▸ Task: Write again exactly the lines in the listing below, starting at the line with "Emit a LaTeX" and ending at the line with "(6,7) rectangle (613,427);", both included. Pictures are not copied.

▸ The data:

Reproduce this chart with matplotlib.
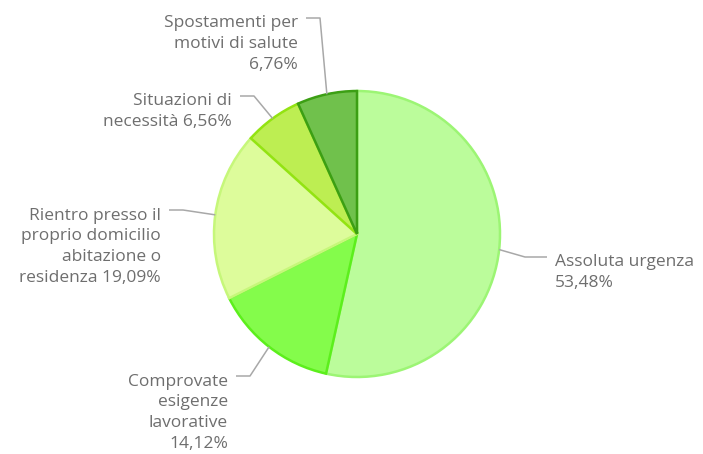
import numpy as np
import matplotlib.pyplot as plt

labels = ['Assoluta urgenza', 'Comprovate\nesigenze\nlavorative',
          'Rientro presso il\nproprio domicilio\nabitazione o\nresidenza',
          'Situazioni di\nnecessità', 'Spostamenti per\nmotivi di salute']
shares = [53.48, 14.12, 19.09, 6.56, 6.76]
# last line break before the percentage (space = same line)
pct_sep = ['\n', '\n', ' ', ' ', '\n']
fills = ['#bbfc9b', '#84fc4b', '#ddfc9b', '#bdee52', '#70c14c']
edges = ['#9cf574', '#5cef1c', '#c6f77a', '#93e312', '#3c9f14']

W, H, DPI = 703, 454, 100
cx, cy, R = 357, 234, 143  # pie centre and radius in pixels
LINE = 21  # line pitch of the labels, px

# first-line baseline of each label (px), alignment
label_pos = [(555, 266, 'left'), (228, 385, 'right'), (161, 219, 'right'),
             (232, 105, 'right'), (298, 27, 'right')]


def px(x, y):
    return (x - cx) / R, (cy - y) / R


fig = plt.figure(figsize=(W / DPI, H / DPI), dpi=DPI)
ax = fig.add_axes([0, 0, 1, 1])

wedges, _ = ax.pie(shares, colors=fills, startangle=90, counterclock=False,
                   radius=1, wedgeprops=dict(linewidth=1.8))
for w, ec in zip(wedges, edges):
    w.set_edgecolor(ec)

# pie() resets the limits, so fix them afterwards
ax.set_xlim(-cx / R, (W - cx) / R)
ax.set_ylim(-(H - cy) / R, cy / R)
ax.set_aspect('equal')
ax.axis('off')

for w, lab, val, sep, (tx, ty, ha) in zip(wedges, labels, shares, pct_sep, label_pos):
    mid = np.deg2rad((w.theta1 + w.theta2) / 2)
    ax0, ay0 = np.cos(mid), np.sin(mid)
    txt = lab + sep + f'{val:.2f}%'.replace('.', ',')
    # 'baseline' anchors the last line, so shift down by the extra lines
    x, y = px(tx, ty + LINE * txt.count('\n'))
    ax.text(x, y, txt, ha=ha, va='baseline', fontsize=12.5, color='#6e6e6e',
            family='Open Sans', linespacing=1.4)
    # leader: from slice edge to a short horizontal stub next to the text
    gap = 8 if ha == 'right' else -8
    stub = 14 if ha == 'right' else -22
    ly = ty - 9
    x1, y1 = px(tx + gap, ly)
    x2, y2 = px(tx + gap + stub, ly)
    ax.plot([x1, x2, ax0], [y1, y2, ay0], color='#a8a8a8', lw=1.1,
            solid_capstyle='butt')

fig.savefig('out.png', dpi=DPI, facecolor='white')
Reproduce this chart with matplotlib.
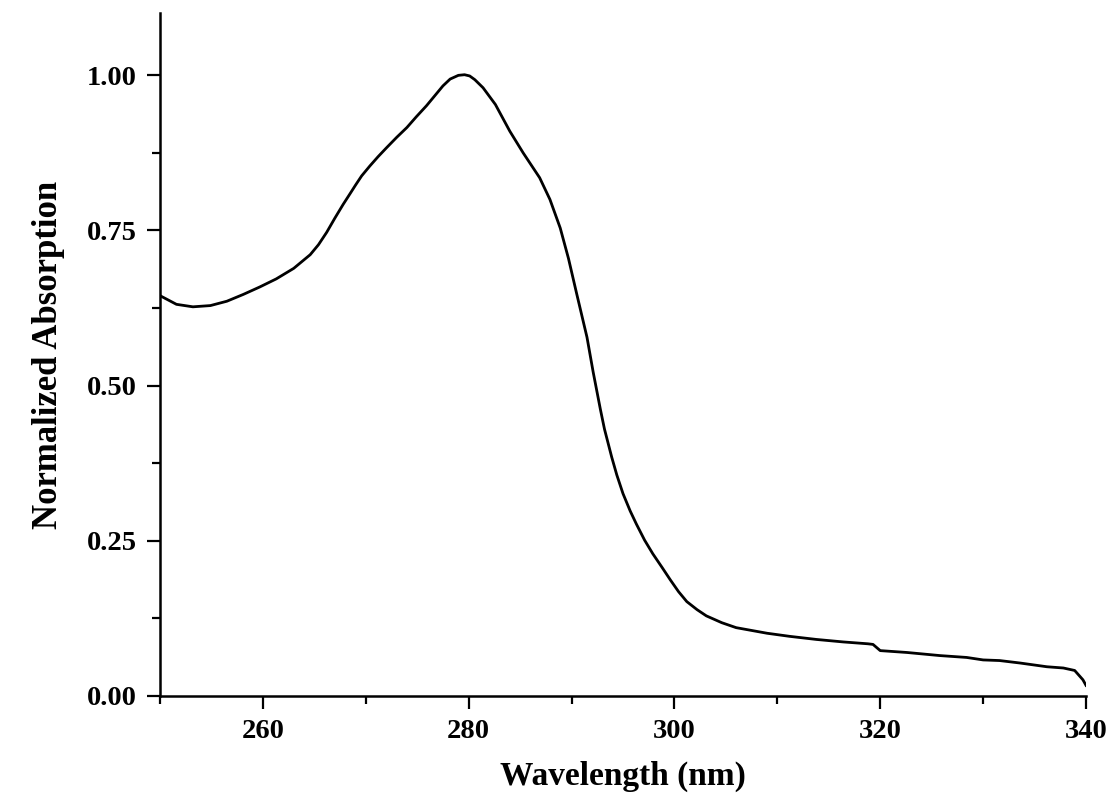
import matplotlib
matplotlib.use("Agg")
import matplotlib.pyplot as plt
from matplotlib.ticker import MultipleLocator, FixedLocator

wavelength = [250.0, 251.6, 253.2, 254.9, 256.5, 258.1, 259.7, 261.3, 263.0, 264.6,
              265.4, 266.2, 267.0, 267.8, 268.5, 269.0, 269.6, 270.4, 271.2, 272.0,
              273.0, 274.0, 274.9, 275.9, 276.7, 277.5, 278.2, 279.0, 279.6, 280.1,
              280.6, 281.4, 282.6, 284.0, 285.3, 286.9, 287.9, 288.9, 289.7, 290.5,
              291.5, 292.1, 292.8, 293.2, 293.9, 294.4, 295.0, 295.7, 296.3, 297.1,
              297.9, 298.8, 299.6, 300.4, 301.2, 302.2, 303.1, 304.6, 306.0, 309.0,
              311.2, 313.8, 316.4, 318.8, 319.3, 320.0, 322.6, 325.8, 328.4, 330.0,
              331.6, 333.6, 336.2, 337.8, 338.9, 339.7, 340.0]
absorption = [0.645, 0.631, 0.627, 0.629, 0.636, 0.647, 0.659, 0.672, 0.689, 0.711,
              0.727, 0.747, 0.770, 0.792, 0.810, 0.823, 0.838, 0.854, 0.869, 0.883,
              0.900, 0.916, 0.933, 0.951, 0.967, 0.983, 0.994, 1.000, 1.001, 0.999,
              0.993, 0.980, 0.953, 0.910, 0.875, 0.835, 0.800, 0.754, 0.705, 0.648,
              0.578, 0.522, 0.462, 0.430, 0.385, 0.356, 0.326, 0.298, 0.277, 0.251,
              0.229, 0.207, 0.187, 0.168, 0.152, 0.139, 0.129, 0.118, 0.110, 0.101,
              0.096, 0.091, 0.087, 0.084, 0.083, 0.073, 0.070, 0.065, 0.062, 0.058,
              0.057, 0.053, 0.047, 0.045, 0.041, 0.026, 0.017]

x_major = [260, 280, 300, 320, 340]
y_major = [0.00, 0.25, 0.50, 0.75, 1.00]
y_labels = ["0.00", "0.25", "0.50", "0.75", "1.00"]

plt.rcParams['font.family'] = ['Liberation Serif', 'DejaVu Serif']
plt.rcParams['font.weight'] = 'bold'

fig = plt.figure(figsize=(11.11, 8.05), dpi=100)
ax = fig.add_axes([0.144, 0.1355, 0.8335, 0.848])

ax.plot(wavelength, absorption, color='black', linewidth=2.0,
        solid_joinstyle='round')

ax.set_xlim(250, 340)
ax.set_ylim(0, 1.10)

ax.xaxis.set_major_locator(FixedLocator(x_major))
ax.xaxis.set_minor_locator(MultipleLocator(10))
ax.set_yticks(y_major)
ax.set_yticklabels(y_labels)
ax.yaxis.set_minor_locator(MultipleLocator(0.125))

for s in ['top', 'right']:
    ax.spines[s].set_visible(False)
for s in ['left', 'bottom']:
    ax.spines[s].set_linewidth(1.8)

ax.tick_params(axis='both', which='major', direction='out', length=9.5, width=1.6,
               labelsize=20.5, pad=7)
ax.tick_params(axis='both', which='minor', direction='out', length=6, width=1.6)
for lab in ax.get_xticklabels() + ax.get_yticklabels():
    lab.set_fontweight('bold')

ax.set_xlabel('Wavelength (nm)', fontsize=24, fontweight='bold', labelpad=12)
ax.set_ylabel('Normalized Absorption', fontsize=25, fontweight='bold', labelpad=16)

fig.savefig('out.png', dpi=100)
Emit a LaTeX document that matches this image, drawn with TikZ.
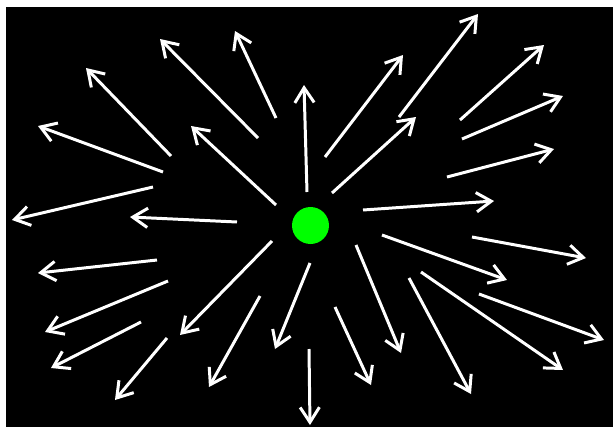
\documentclass[tikz,border=0pt]{standalone}
\usetikzlibrary{arrows.meta}

\begin{document}
\begin{tikzpicture}[x=0.02cm,y=-0.02cm,
    ray/.style={white,line width=1.7pt,-{Straight Barb[length=8.5pt,width=11pt]}}]
    % 613x427 px, y grows downwards

    \useasboundingbox (0,0) rectangle (613,427);
    \fill[white] (0,0) rectangle (613,427);
    \fill[black] (6,7) rectangle (613,427);

    % Стрілки (хвіст / вістря)
    \foreach \a/\b/\c/\d in {
        307/192/304/85,   276/118/235/31,   258/138/160/39,   171/156/86/68,
        163/172/38/126,   276/205/191/126,  153/187/12/220,   237/222/130/217,
        157/260/38/273,   168/281/45/332,   141/322/51/368,   167/338/115/400,
        272/241/180/335,  260/296/209/387,  310/263/275/349,  309/349/310/425,
        335/307/371/385,  356/245/401/353,  409/278/471/394,  421/272/563/370,
        382/235/507/280,  479/294/604/340,  472/237/586/258,  363/210/494/201,
        447/177/554/149,  462/139/563/96,   460/120/544/45,   399/117/478/14,
        332/193/416/117,  325/157/403/55}
        \draw[ray] (\a,\b) -- (\c,\d);

    % Точка
    \fill[green] (310.5,225.5) circle (0.37cm);
\end{tikzpicture}
\end{document}
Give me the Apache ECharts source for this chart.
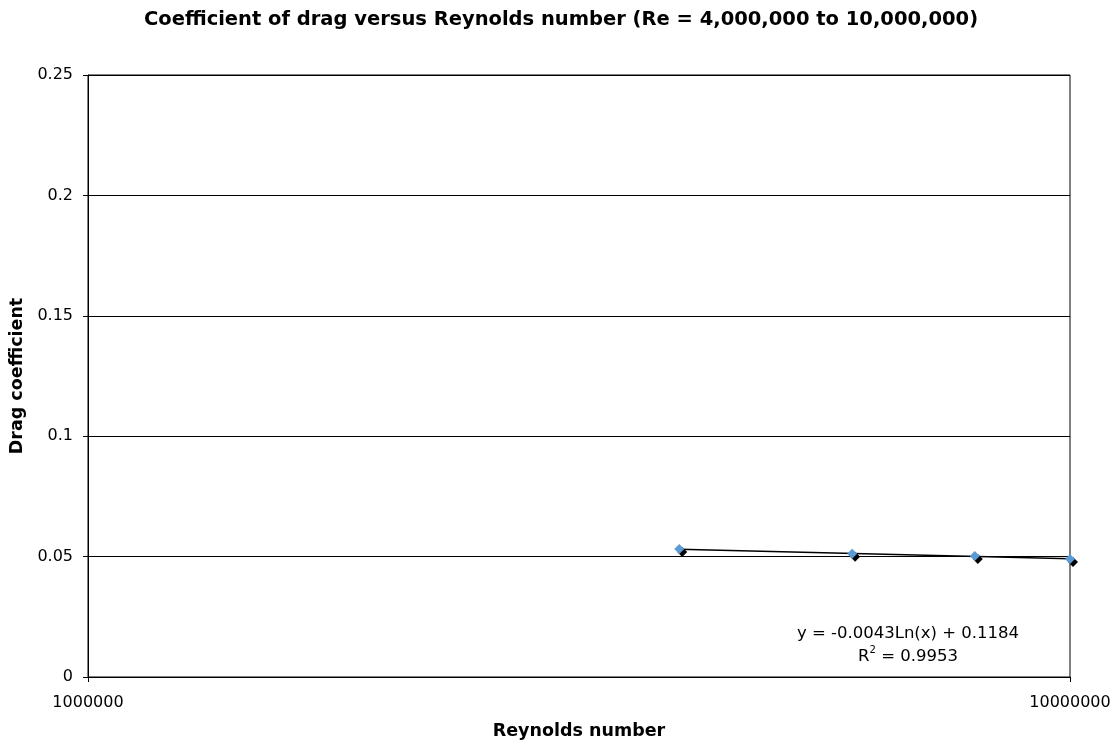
<!DOCTYPE html>
<html>
<head>
<meta charset="utf-8">
<style>
  html, body { margin: 0; padding: 0; background: #fff; }
  #chart { width: 1114px; height: 740px; }
</style>
<script src="https://cdn.jsdelivr.net/npm/echarts@6/dist/echarts.min.js"></script>
</head>
<body>
<div id="chart"></div>
<script>
// Reynolds numbers and measured drag coefficients
const reynolds = [4000000, 6000000, 8000000, 10000000];
const dragCoeff = [0.0532, 0.0512, 0.0502, 0.0490];

// Logarithmic trendline: y = a * ln(x) + b
const trendA = -0.0043;
const trendB = 0.1184;
const trendR2 = 0.9953;

const yTicks = [0, 0.05, 0.1, 0.15, 0.2, 0.25];

const font = 'Verdana, "DejaVu Sans", sans-serif';

const points = reynolds.map((x, i) => [x, dragCoeff[i]]);
const xFirst = reynolds[0];
const xLast = reynolds[reynolds.length - 1];
const trendLine = [
  [xFirst, trendA * Math.log(xFirst) + trendB],
  [xLast, trendA * Math.log(xLast) + trendB]
];

// measure text widths to lay out the R² label with a superscript
const measureCtx = document.createElement('canvas').getContext('2d');
function textWidth(str, size) {
  measureCtx.font = size + 'px ' + font;
  return measureCtx.measureText(str).width;
}

const eqSize = 16.5;
const supSize = 10;
const eqCenterX = 908;
const eqText = 'y = -0.0043Ln(x) + 0.1184';
const r2Rest = ' = ' + trendR2.toFixed(4);
const wR = textWidth('R', eqSize);
const wSup = textWidth('2', supSize);
const wRest = textWidth(r2Rest, eqSize);
const r2Left = eqCenterX - (wR + wSup + wRest) / 2;

const chart = echarts.init(document.getElementById('chart'), null, { renderer: 'canvas' });

chart.setOption({
  backgroundColor: '#ffffff',
  animation: false,
  title: {
    text: 'Coefficient of drag versus Reynolds number (Re = 4,000,000 to 10,000,000)',
    left: 556,
    textAlign: 'center',
    top: 5,
    textStyle: { fontFamily: font, fontSize: 19.5, fontWeight: 'bold', color: '#000' }
  },
  grid: {
    left: 88, right: 44, top: 75, bottom: 63,
    containLabel: false,
    outerBoundsMode: 'none',
    show: true, borderColor: '#000', borderWidth: 1, backgroundColor: '#fff'
  },
  xAxis: {
    type: 'log',
    logBase: 10,
    min: 1000000,
    max: 10000000,
    name: 'Reynolds number',
    nameLocation: 'middle',
    nameGap: 45,
    nameTextStyle: { fontFamily: font, fontSize: 17.5, fontWeight: 'bold', color: '#000' },
    axisLine: { show: true, lineStyle: { color: '#000', width: 1 } },
    axisTick: { show: true, inside: false, length: 5, lineStyle: { color: '#000' } },
    minorTick: { show: false },
    splitLine: { show: false },
    axisLabel: {
      fontFamily: font, fontSize: 16, color: '#000', margin: 18,
      formatter: v => String(Math.round(v))
    }
  },
  yAxis: {
    type: 'value',
    min: 0,
    max: 0.25,
    interval: 0.05,
    name: 'Drag coefficient',
    nameLocation: 'middle',
    nameGap: 62,
    nameRotate: 90,
    nameTextStyle: { fontFamily: font, fontSize: 17.5, fontWeight: 'bold', color: '#000' },
    axisLine: { show: true, lineStyle: { color: '#000', width: 1 } },
    axisTick: { show: true, inside: false, length: 5, lineStyle: { color: '#000' } },
    splitLine: { show: true, lineStyle: { color: '#000', width: 1 } },
    axisLabel: {
      fontFamily: font, fontSize: 16, color: '#000', margin: 15,
      formatter: v => {
        const t = yTicks.find(k => Math.abs(k - v) < 1e-9);
        return String(t !== undefined ? t : v);
      }
    }
  },
  series: [
    {
      name: 'Trendline',
      type: 'line',
      data: trendLine,
      symbol: 'none',
      lineStyle: { color: '#000', width: 1.4 },
      silent: true,
      z: 2
    },
    {
      name: 'Drag coefficient',
      type: 'scatter',
      data: points,
      symbol: 'diamond',
      symbolSize: 10,
      itemStyle: {
        color: '#5b9bd5',
        opacity: 1,
        shadowColor: '#000',
        shadowBlur: 0,
        shadowOffsetX: 3,
        shadowOffsetY: 3
      },
      z: 3
    }
  ],
  graphic: [
    {
      type: 'text',
      x: eqCenterX,
      y: 634,
      style: {
        text: eqText,
        font: eqSize + 'px ' + font,
        fill: '#000',
        align: 'center',
        verticalAlign: 'middle'
      }
    },
    {
      type: 'text',
      x: r2Left,
      y: 657,
      style: { text: 'R', font: eqSize + 'px ' + font, fill: '#000', align: 'left', verticalAlign: 'middle' }
    },
    {
      type: 'text',
      x: r2Left + wR,
      y: 650,
      style: { text: '2', font: supSize + 'px ' + font, fill: '#000', align: 'left', verticalAlign: 'middle' }
    },
    {
      type: 'text',
      x: r2Left + wR + wSup,
      y: 657,
      style: { text: r2Rest, font: eqSize + 'px ' + font, fill: '#000', align: 'left', verticalAlign: 'middle' }
    }
  ]
});
</script>
</body>
</html>
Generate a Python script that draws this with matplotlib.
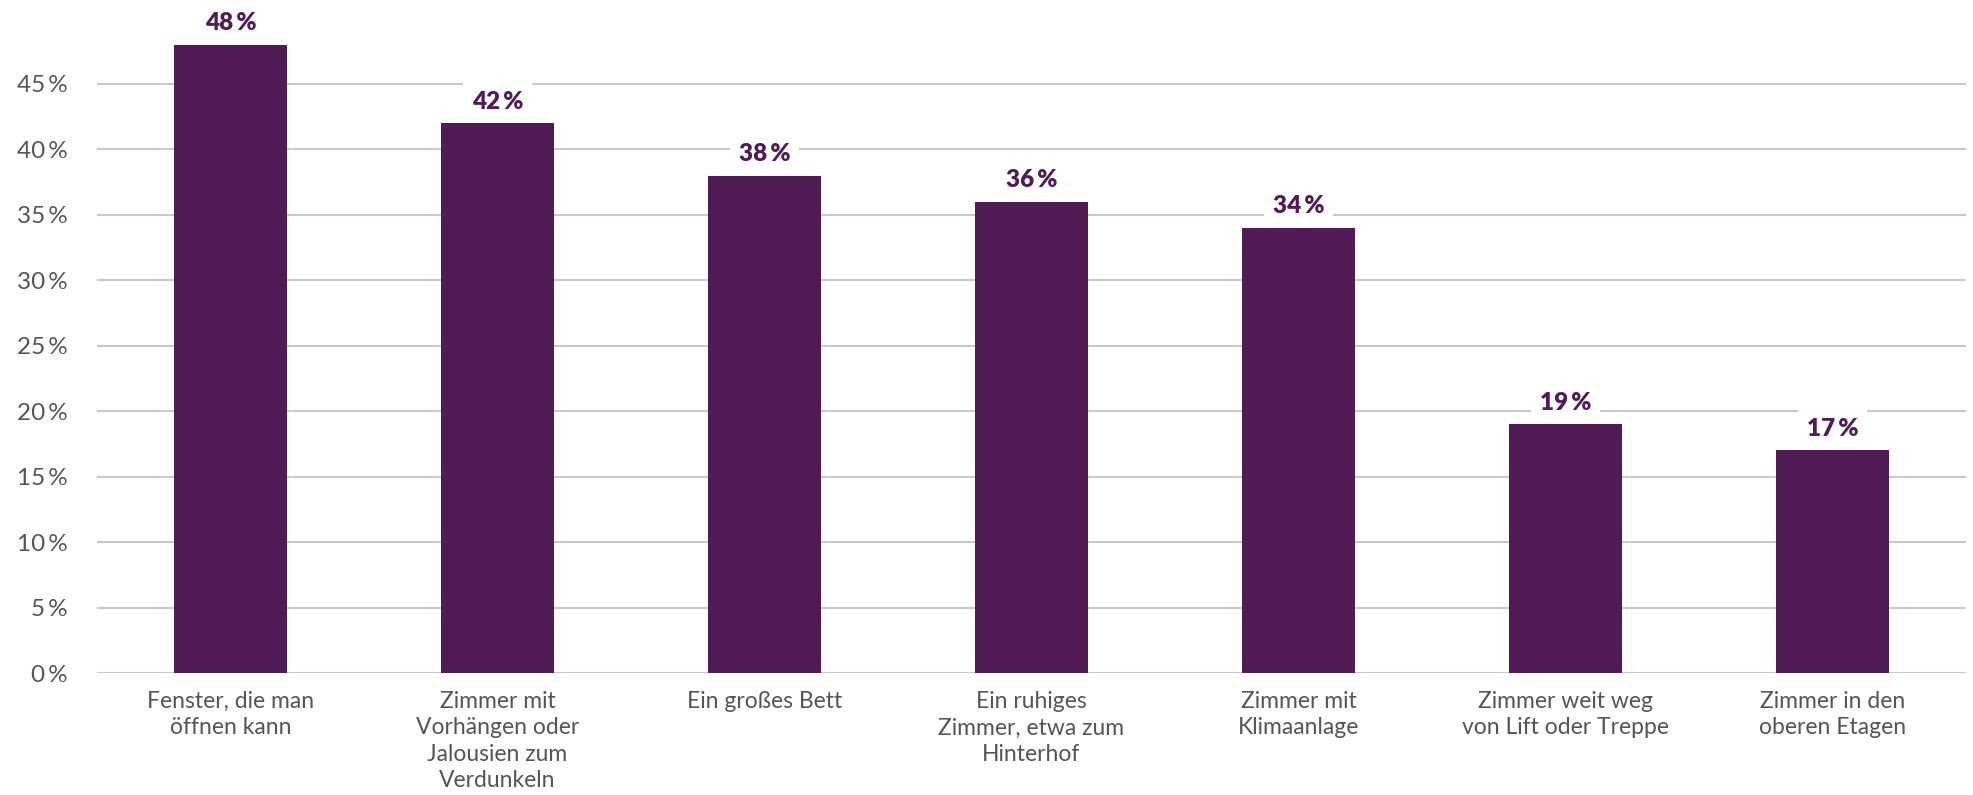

▸ Response to this exercise:
Emit a LaTeX document that matches this image, drawn with TikZ.
\documentclass[tikz,border=0pt]{standalone}
\usetikzlibrary{arrows.meta}

\begin{document}
\begin{tikzpicture}[x=0.02cm,y=-0.02cm,
    ray/.style={white,line width=1.7pt,-{Straight Barb[length=8.5pt,width=11pt]}}]
    % 613x427 px, y grows downwards

    \useasboundingbox (0,0) rectangle (613,427);
    \fill[white] (0,0) rectangle (613,427);
    \fill[black] (6,7) rectangle (613,427);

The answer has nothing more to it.